Organic Pet Food
For the financial perspective, there should be targets for revenue, net income and contribution margin. Revenue is critical, because the company needs to bring in enough cash to conceivably run the business. Net income is profit, which is the objective of every business owner. Revenue target = $100,000 in the first year. Net income target = profit in the first year. Contribution margin is the amount of money that is left over after variable costs (in this case cost of goods sold) for the coverage of fixed costs. This target should be set at 20%, so as to leave some room for profit.

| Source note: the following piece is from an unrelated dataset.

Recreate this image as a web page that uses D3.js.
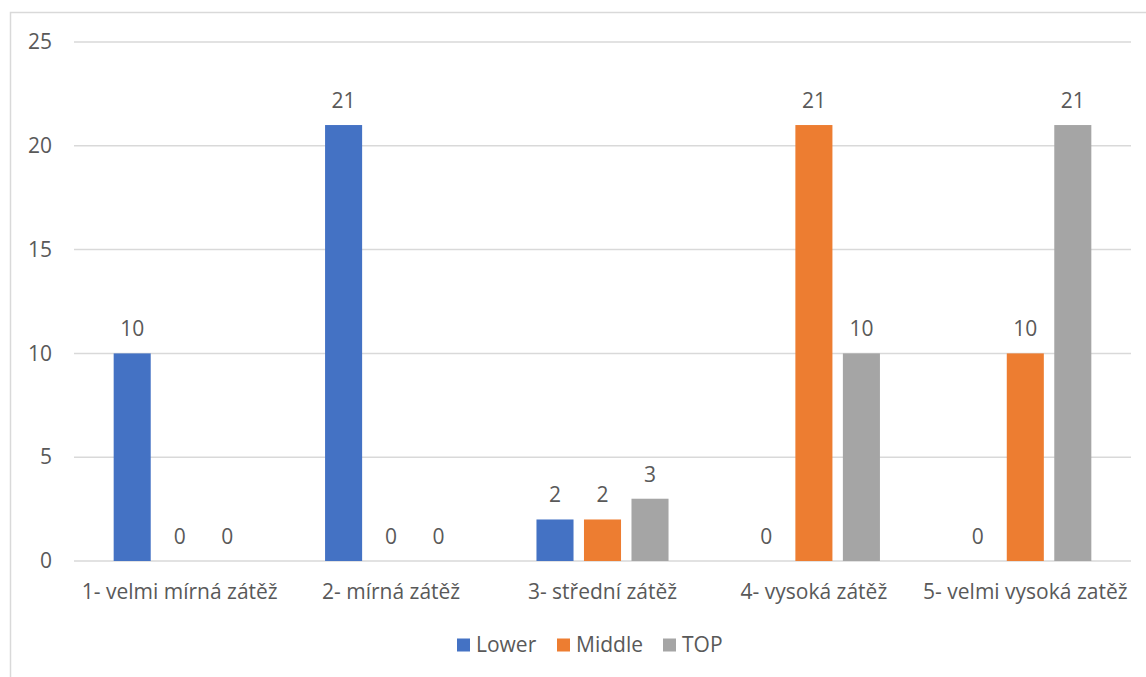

For the customer value perspective, three metrics are customer retention, customer satisfaction and brand recognition. Retention is a measure of how many customers are return customers. The target here can be 50% initially. Obviously return customers are critical for the long-term growth of the business but a new store needs new customers, too. Customer satisfaction should be set at a very high target -- 98%. This can be gauged by surveys. Since the company is offering a premium product, this should be backed with premium levels of service. Lastly, brand recognition is very important -- the people need to know the store exists. This can also be ascertained via survey. The target can be set at 10% recognition in the city after one year, or 20% of pet owners perhaps. The latter might be more important, but both would probably be tested in the same survey. Pet owners are the target market so a higher level of exposure among that group will be beneficial, whereas exposure among people who are not pet owners probably does not help an organic pet food store much.

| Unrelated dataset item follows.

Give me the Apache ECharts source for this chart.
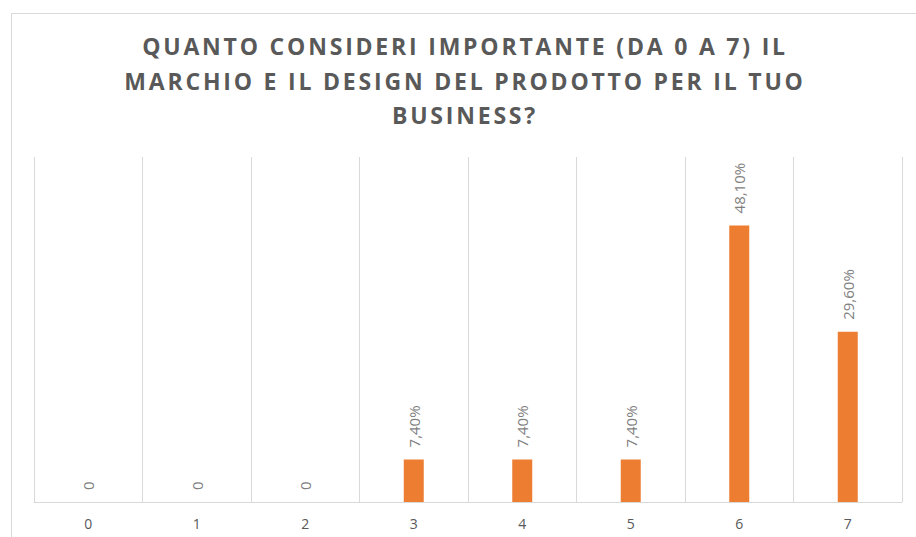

For the process perspective, the three metrics will be inventory turnover, receivables turnover and sales per marketing dollar. Inventory turnover is an operating ratio. This is important because it has an impact on the cash conversion cycle -- too much unsold inventory is product that has been paid for and not yet generated revenue. Efficiency in inventory turnover is essential, doubly so for perishable products. Inventory turnover target = 30 day average. Accounts receivables turnover is similar, and measures who quickly the store collects from its credit-paying customers. Uncollected revenue means that product left the store and has yet to be paid for. A strong relationship with the credit card companies will bring this metric down, tightening the store's cash conversion cycle. Fifteen days should be a good target. Lastly, sales per marketing dollar is how marketing efficiency is measured. There is little doubt that the store could sell millions if it spent billions on marketing -- what it needs is not raw sales but efficiency in spending. Getting the most bang for the buck is important, especially with very limited marketing dollars. Marketing expense should only account for 5% of total revenues, in order to be considered efficient.